* [SHORT PROBLEM]: Give the listing again exactly, omitting its images.

* [DATA SEGMENT]:
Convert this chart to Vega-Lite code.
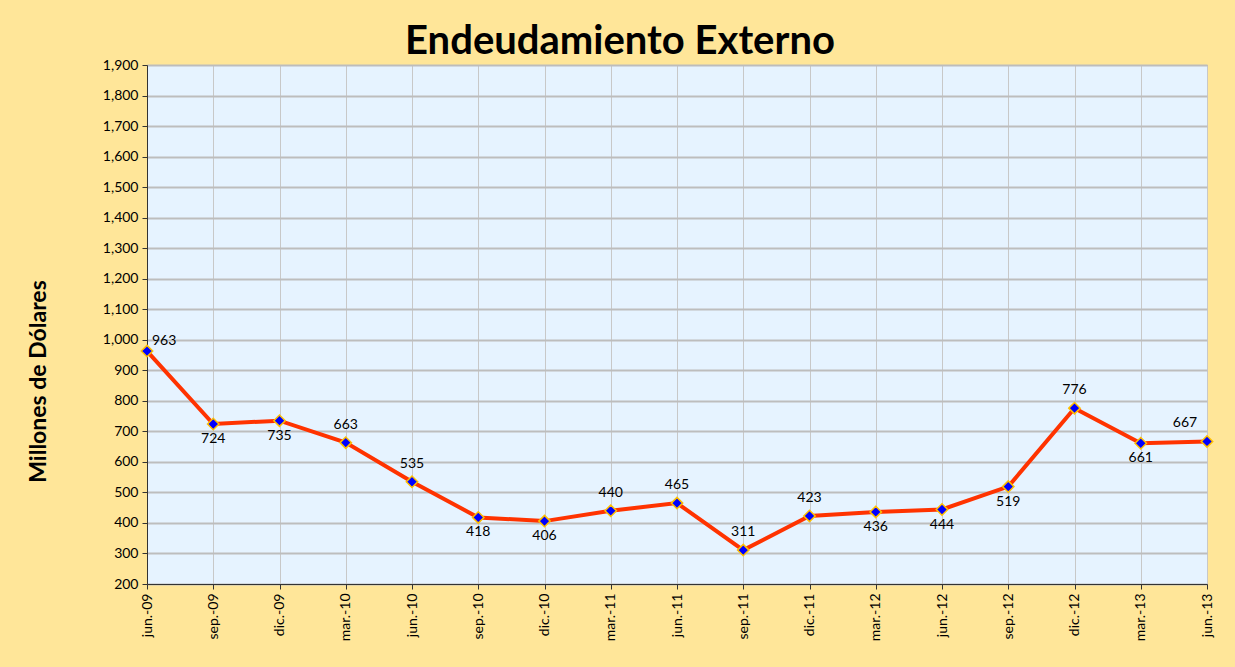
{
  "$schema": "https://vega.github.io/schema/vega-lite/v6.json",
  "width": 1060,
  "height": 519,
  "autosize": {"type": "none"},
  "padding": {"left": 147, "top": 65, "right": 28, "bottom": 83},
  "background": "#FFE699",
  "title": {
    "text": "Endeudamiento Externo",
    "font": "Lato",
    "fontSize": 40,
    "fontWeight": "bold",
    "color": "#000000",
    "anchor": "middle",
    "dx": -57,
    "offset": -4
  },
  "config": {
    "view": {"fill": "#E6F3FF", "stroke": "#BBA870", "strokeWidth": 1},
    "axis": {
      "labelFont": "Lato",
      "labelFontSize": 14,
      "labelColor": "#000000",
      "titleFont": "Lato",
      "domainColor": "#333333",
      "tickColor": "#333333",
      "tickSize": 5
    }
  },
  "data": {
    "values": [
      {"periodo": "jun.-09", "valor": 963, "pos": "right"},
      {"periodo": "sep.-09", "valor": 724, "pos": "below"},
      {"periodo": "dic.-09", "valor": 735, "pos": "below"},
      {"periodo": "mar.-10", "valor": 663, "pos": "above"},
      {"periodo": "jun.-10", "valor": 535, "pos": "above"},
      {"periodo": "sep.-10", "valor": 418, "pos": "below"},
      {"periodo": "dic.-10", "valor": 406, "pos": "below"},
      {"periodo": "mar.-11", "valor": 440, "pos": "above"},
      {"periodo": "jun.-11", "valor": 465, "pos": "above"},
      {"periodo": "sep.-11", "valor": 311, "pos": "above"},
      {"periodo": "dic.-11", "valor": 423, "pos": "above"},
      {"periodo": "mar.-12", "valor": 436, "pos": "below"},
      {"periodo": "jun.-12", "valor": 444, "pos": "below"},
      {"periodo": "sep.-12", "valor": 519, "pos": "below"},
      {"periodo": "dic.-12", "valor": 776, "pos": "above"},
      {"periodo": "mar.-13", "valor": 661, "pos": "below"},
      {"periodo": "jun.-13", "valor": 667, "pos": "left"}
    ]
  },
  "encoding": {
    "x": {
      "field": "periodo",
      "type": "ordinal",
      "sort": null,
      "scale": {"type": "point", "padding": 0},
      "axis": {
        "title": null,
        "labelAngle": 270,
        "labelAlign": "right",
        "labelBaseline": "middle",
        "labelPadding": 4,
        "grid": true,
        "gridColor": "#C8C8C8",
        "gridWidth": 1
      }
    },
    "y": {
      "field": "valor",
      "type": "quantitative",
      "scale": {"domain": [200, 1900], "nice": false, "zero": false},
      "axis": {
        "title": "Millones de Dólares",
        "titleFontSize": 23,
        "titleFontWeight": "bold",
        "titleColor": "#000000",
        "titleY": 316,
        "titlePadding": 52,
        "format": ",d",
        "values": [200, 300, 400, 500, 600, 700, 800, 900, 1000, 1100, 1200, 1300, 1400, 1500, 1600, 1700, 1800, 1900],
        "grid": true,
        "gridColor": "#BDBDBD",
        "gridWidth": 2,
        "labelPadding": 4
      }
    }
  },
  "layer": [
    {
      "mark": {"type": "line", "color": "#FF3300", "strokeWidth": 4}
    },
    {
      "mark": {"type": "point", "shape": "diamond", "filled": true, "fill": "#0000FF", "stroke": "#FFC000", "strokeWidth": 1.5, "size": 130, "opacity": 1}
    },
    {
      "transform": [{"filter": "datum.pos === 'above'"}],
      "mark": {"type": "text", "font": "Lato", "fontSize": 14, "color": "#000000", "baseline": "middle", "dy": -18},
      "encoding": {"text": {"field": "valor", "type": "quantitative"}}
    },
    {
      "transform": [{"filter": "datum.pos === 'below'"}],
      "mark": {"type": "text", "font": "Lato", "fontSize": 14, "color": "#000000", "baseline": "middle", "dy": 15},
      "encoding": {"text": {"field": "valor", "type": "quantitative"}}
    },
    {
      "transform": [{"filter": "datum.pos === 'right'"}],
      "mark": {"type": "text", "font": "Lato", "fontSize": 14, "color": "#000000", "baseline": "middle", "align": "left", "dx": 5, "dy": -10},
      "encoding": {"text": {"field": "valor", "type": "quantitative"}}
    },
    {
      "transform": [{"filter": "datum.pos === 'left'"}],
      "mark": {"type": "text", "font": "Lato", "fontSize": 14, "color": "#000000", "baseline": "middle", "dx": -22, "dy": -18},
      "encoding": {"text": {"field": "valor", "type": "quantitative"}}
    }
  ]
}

* [IN RESPONSE]:
Convert this chart to Vega-Lite code.
{
  "$schema": "https://vega.github.io/schema/vega-lite/v6.json",
  "width": 1060,
  "height": 519,
  "autosize": {"type": "none"},
  "padding": {"left": 147, "top": 65, "right": 28, "bottom": 83},
  "background": "#FFE699",
  "title": {
    "text": "Endeudamiento Externo",
    "font": "Lato",
    "fontSize": 40,
    "fontWeight": "bold",
    "color": "#000000",
    "anchor": "middle",
    "dx": -57,
    "offset": -4
  },
  "config": {
    "view": {"fill": "#E6F3FF", "stroke": "#BBA870", "strokeWidth": 1},
    "axis": {
      "labelFont": "Lato",
      "labelFontSize": 14,
      "labelColor": "#000000",
      "titleFont": "Lato",
      "domainColor": "#333333",
      "tickColor": "#333333",
      "tickSize": 5
    }
  },
  "data": {
    "values": [
      {"periodo": "jun.-09", "valor": 963, "pos": "right"},
      {"periodo": "sep.-09", "valor": 724, "pos": "below"},
      {"periodo": "dic.-09", "valor": 735, "pos": "below"},
      {"periodo": "mar.-10", "valor": 663, "pos": "above"},
      {"periodo": "jun.-10", "valor": 535, "pos": "above"},
      {"periodo": "sep.-10", "valor": 418, "pos": "below"},
      {"periodo": "dic.-10", "valor": 406, "pos": "below"},
      {"periodo": "mar.-11", "valor": 440, "pos": "above"},
      {"periodo": "jun.-11", "valor": 465, "pos": "above"},
      {"periodo": "sep.-11", "valor": 311, "pos": "above"},
      {"periodo": "dic.-11", "valor": 423, "pos": "above"},
      {"periodo": "mar.-12", "valor": 436, "pos": "below"},
      {"periodo": "jun.-12", "valor": 444, "pos": "below"},
      {"periodo": "sep.-12", "valor": 519, "pos": "below"},
      {"periodo": "dic.-12", "valor": 776, "pos": "above"},
      {"periodo": "mar.-13", "valor": 661, "pos": "below"},
      {"periodo": "jun.-13", "valor": 667, "pos": "left"}
    ]
  },
  "encoding": {
    "x": {
      "field": "periodo",
      "type": "ordinal",
      "sort": null,
      "scale": {"type": "point", "padding": 0},
      "axis": {
        "title": null,
        "labelAngle": 270,
        "labelAlign": "right",
        "labelBaseline": "middle",
        "labelPadding": 4,
        "grid": true,
        "gridColor": "#C8C8C8",
        "gridWidth": 1
      }
    },
    "y": {
      "field": "valor",
      "type": "quantitative",
      "scale": {"domain": [200, 1900], "nice": false, "zero": false},
      "axis": {
        "title": "Millones de Dólares",
        "titleFontSize": 23,
        "titleFontWeight": "bold",
        "titleColor": "#000000",
        "titleY": 316,
        "titlePadding": 52,
        "format": ",d",
        "values": [200, 300, 400, 500, 600, 700, 800, 900, 1000, 1100, 1200, 1300, 1400, 1500, 1600, 1700, 1800, 1900],
        "grid": true,
        "gridColor": "#BDBDBD",
        "gridWidth": 2,
        "labelPadding": 4
      }
    }
  },
  "layer": [
    {
      "mark": {"type": "line", "color": "#FF3300", "strokeWidth": 4}
    },
    {
      "mark": {"type": "point", "shape": "diamond", "filled": true, "fill": "#0000FF", "stroke": "#FFC000", "strokeWidth": 1.5, "size": 130, "opacity": 1}
    },
    {
      "transform": [{"filter": "datum.pos === 'above'"}],
      "mark": {"type": "text", "font": "Lato", "fontSize": 14, "color": "#000000", "baseline": "middle", "dy": -18},
      "encoding": {"text": {"field": "valor", "type": "quantitative"}}
    },
    {
      "transform": [{"filter": "datum.pos === 'below'"}],
      "mark": {"type": "text", "font": "Lato", "fontSize": 14, "color": "#000000", "baseline": "middle", "dy": 15},
      "encoding": {"text": {"field": "valor", "type": "quantitative"}}
    },
    {
      "transform": [{"filter": "datum.pos === 'right'"}],
      "mark": {"type": "text", "font": "Lato", "fontSize": 14, "color": "#000000", "baseline": "middle", "align": "left", "dx": 5, "dy": -10},
      "encoding": {"text": {"field": "valor", "type": "quantitative"}}
    },
    {
      "transform": [{"filter": "datum.pos === 'left'"}],
      "mark": {"type": "text", "font": "Lato", "fontSize": 14, "color": "#000000", "baseline": "middle", "dx": -22, "dy": -18},
      "encoding": {"text": {"field": "valor", "type": "quantitative"}}
    }
  ]
}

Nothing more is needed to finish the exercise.